Small factors like these need to be considered when setting up call-ups given that SANParks wish to attract prides and not only males. When the lions have been called in, vets from Veterinary Wildlife Services dart as many of the individuals of a pride as possible.
Several tests commence once lions have been retrieved at the capture site with assistance from the Operations Unit. Currently there is no solid test to diagnose bTB in lions, so two associated projects under the auspices of the KNP Veterinary Unit aim to evaluate methods of testing in the hope of finding a reliable, standardised test for bTB.
Alongside testing for bTB, screening for a number of other feline diseases will be carried out, including testing for feline aids (FIV). A pioneering study by Dr Dewald Keet stimulated a lot of the discussion surrounding bTB in Kruger’s lion population and identified a potential correlation between the effects of bTB and lions that have also have FIV. Dr Danny Govender from Scientific Services screens captured lions which hopefully will shed some light on how the various feline diseases affect the survival and reproduction of lions either on their own, or in combination.
As well as the physiological studies, a behaviour study will also be undertaken. From each pride selected females will be collared. These will hopefully provide scientists with a lot of the data they are currently missing. Researchers will follow the prides and will document everything from interactions on a kill to litter sizes. These observations will provide the team with the life history data for bTB prides they are currently lacking as well as giving them much better insights into disease transfer rates.
One of the aspects of lion capture which makes it such a drawn out process, is waiting for the lions to wake up after being anaesthetised. Male lions from different coalitions are notoriously hostile to resident pride males, so the team have to stay with the lions until the effect of the drugs has totally worn off, otherwise other prides might come in and take advantage of the sleeping or drowsy lions.
New drug combinations
The team is addressing this by looking at new drug combinations. Dr Peter Buss, from Veterinary Wildlife Services, is also involved in this project. He is looking at refining a drugs trial he initiated in October 2009, which would replace zoletil (the traditional drug used for darting lions) with a combination of drugs that includes butorphanol, medetomidine and midazolam.
This new combination of drugs will enable the vets to reverse the drug effects, when and if required. So the lions can be quickly back on their feet after all the sampling has been completed, reducing the waiting time dramatically. It also gives the vets the option of using the reversal drugs if the lions experience any troubles under the anaesthetic, an option previously not available to them, lessening the risks associated with anaesthetising lions.

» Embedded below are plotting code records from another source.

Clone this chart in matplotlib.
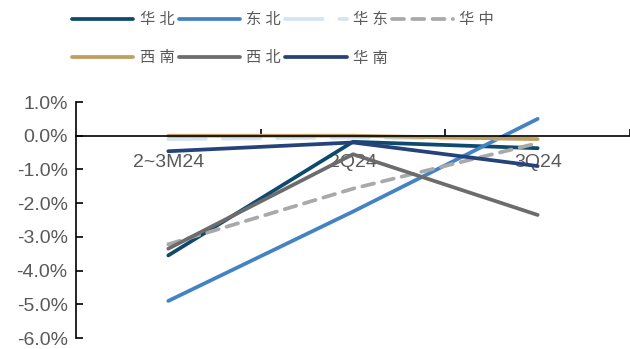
import matplotlib
matplotlib.use('Agg')
import matplotlib.pyplot as plt
from matplotlib.ticker import FuncFormatter, FixedLocator

plt.rcParams['font.family'] = ['Liberation Sans', 'Noto Sans CJK SC', 'DejaVu Sans']

# 01 - Data (percent)
periods = ['2~3M24', '2Q24', '3Q24']
north = [-3.55, -0.18, -0.37]        # 华北
northeast = [-4.90, -2.25, 0.50]     # 东北
east = [-0.10, -0.05, -0.10]         # 华东
central = [-3.22, -1.57, -0.22]      # 华中
southwest = [0.00, 0.00, -0.10]      # 西南
northwest = [-3.35, -0.55, -2.35]    # 西北
south = [-0.46, -0.20, -0.90]        # 华南

# 02 - Figure
fig = plt.figure(figsize=(6.3, 3.49), dpi=100)
ax = fig.add_axes([0.1206, 0.0315, 0.8794, 0.6762])
x = [0.5, 1.5, 2.5]
lw = 2.7

h_north, = ax.plot(x, north, color='#0E4A6D', lw=lw, solid_capstyle='round', label='华 北')
h_ne, = ax.plot(x, northeast, color='#4383C4', lw=lw, solid_capstyle='round', label='东 北')
h_east, = ax.plot(x, east, color='#D5E4F3', lw=lw, dashes=(10, 4.5), dash_capstyle='round', label='华 东')
h_central, = ax.plot(x, central, color='#A9A9A9', lw=lw, dashes=(3.2, 2.2), dash_capstyle='round', label='华 中')
h_sw, = ax.plot(x, southwest, color='#C19F5C', lw=lw, solid_capstyle='round', label='西 南')
h_nw, = ax.plot(x, northwest, color='#6C6C6C', lw=lw, solid_capstyle='round', label='西 北')
h_south, = ax.plot(x, south, color='#26427A', lw=lw, solid_capstyle='round', label='华 南')

# 03 - Axes
ax.set_xlim(0, 3)
ax.set_ylim(-6, 1)
ax.spines['top'].set_visible(False)
ax.spines['right'].set_visible(False)
ax.spines['bottom'].set_position(('data', 0))
ax.spines['bottom'].set_linewidth(1.2)
ax.spines['left'].set_linewidth(1.2)

ax.set_yticks([1, 0, -1, -2, -3, -4, -5, -6])
ax.yaxis.set_major_formatter(FuncFormatter(lambda v, p: f'{v:.1f}%'))
ax.tick_params(axis='y', direction='in', length=5, width=1.2, pad=6,
               labelsize=14, labelcolor='#595959')

ax.set_xticks(x)
ax.set_xticklabels(periods)
ax.xaxis.set_minor_locator(FixedLocator([1, 2, 3]))
ax.tick_params(axis='x', which='major', length=0, pad=13,
               labelsize=14, labelcolor='#595959')
ax.tick_params(axis='x', which='minor', direction='in', length=5, width=1.2)

# 04 - Legend
handles = [h_north, h_sw, h_ne, h_nw, h_east, h_south, h_central]
leg = fig.legend(handles=handles, labels=[h.get_label() for h in handles],
                 ncol=4, loc='upper left', bbox_to_anchor=(0.093, 1.003),
                 frameon=False, fontsize=11, handlelength=4.0,
                 handletextpad=0.4, columnspacing=0.3, labelspacing=1.6,
                 labelcolor='#595959')

fig.savefig('out.png', dpi=100)
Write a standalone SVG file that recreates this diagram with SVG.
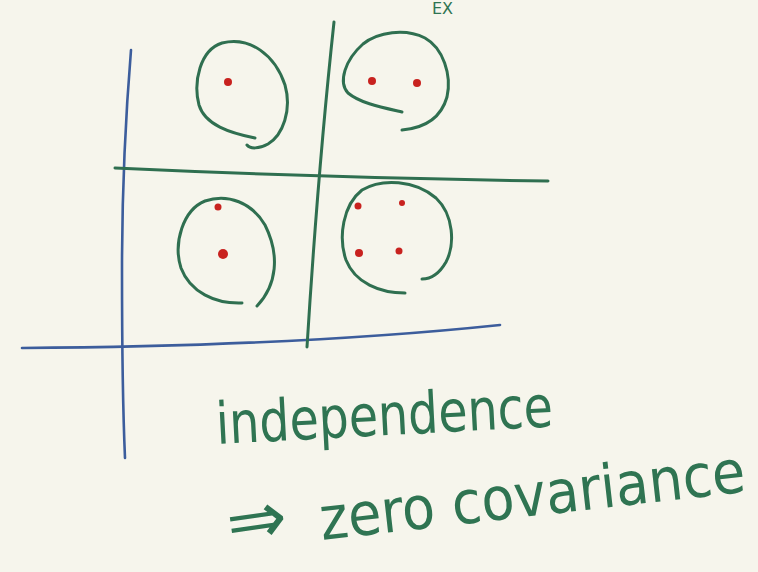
<svg xmlns="http://www.w3.org/2000/svg" width="758" height="572" viewBox="0 0 758 572">
<style>
.g{fill:none;stroke:#2f6f50;stroke-width:3;stroke-linecap:round;stroke-linejoin:round}
.b{fill:none;stroke:#3c5d9c;stroke-width:2.6;stroke-linecap:round}
.d{fill:#c8221f}
.t{fill:#2f7452;font-family:"DejaVu Sans","Liberation Sans",sans-serif}
</style>
<rect width="758" height="572" fill="#f6f5ec"/>
<g id="axes">
<path class="b" d="M131,50 Q122,160 122,270 Q122,390 125,458"/>
<path class="b" d="M22,348 Q300,346 500,325"/>
</g>
<g id="grid">
<path class="g" d="M115,168 Q330,178 548,181"/>
<path class="g" d="M334,22 Q318,170 307,347"/>
</g>
<g id="cell-tl">
<path class="g" d="M255,138 C230,133 205,125 199,105 C193,82 200,50 222,43 C250,36 275,55 285,85 C292,110 283,135 268,144 C259,149 250,149 247,145"/>
<circle class="d" cx="228" cy="82" r="4"/>
</g>
<g id="cell-tr">
<path class="g" d="M402,112 C380,107 360,103 348,93 C338,82 345,60 363,44 C378,32 405,28 425,38 C443,48 452,75 447,97 C441,118 425,128 402,130"/>
<circle class="d" cx="372" cy="81" r="4"/>
<circle class="d" cx="417" cy="83" r="4"/>
</g>
<g id="cell-bl">
<path class="g" d="M242,303 C215,304 190,292 181,268 C173,243 183,210 205,201 C228,193 252,203 265,225 C280,255 277,285 257,306"/>
<circle class="d" cx="218" cy="207" r="3.5"/>
<circle class="d" cx="223" cy="254" r="5"/>
</g>
<g id="cell-br">
<path class="g" d="M405,293 C380,293 355,283 346,260 C338,237 343,205 362,190 C382,178 415,180 436,198 C454,215 455,245 446,262 C438,276 430,279 422,279"/>
<circle class="d" cx="358" cy="206" r="3.5"/>
<circle class="d" cx="402" cy="203" r="3"/>
<circle class="d" cx="359" cy="253" r="4"/>
<circle class="d" cx="399" cy="251" r="3.5"/>
</g>
<g id="labels">
<text class="t" x="432" y="14" font-size="16">EX</text>
<g transform="translate(217 444) rotate(-3) scale(0.82 1)"><text class="t" x="0" y="0" font-size="58">independence</text></g>
<text class="t" x="230" y="548" font-size="72" transform="rotate(-8 230 548)">⇒</text>
<g transform="translate(322 540) rotate(-6.5) scale(0.9 1)"><text class="t" x="0" y="0" font-size="60">zero covariance</text></g>
</g>
</svg>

The project is in the very early stages. Lion capture in the southern region of Kruger started in early March this year. 10 females from 10 prides have been successfully collared and a total of 51 lions caught and tested. It won’t be until 2011 that all 30 prides will have been selected and even then that is just the beginning of an intensive six years of data collection.
However, these initial efforts by the SANParks team, their colleagues from various academic institutes and the sponsors, who have made all this research possible, will result in a significant difference in six years time.
Then when asked whether “Kruger Nationals Park’s lion population faces an uncertain future due to bTB” the scientists and managers of Kruger National Park will be able to have a better understanding of what influences lion survival in the Kruger and how significantly TB is playing a role in lion survival.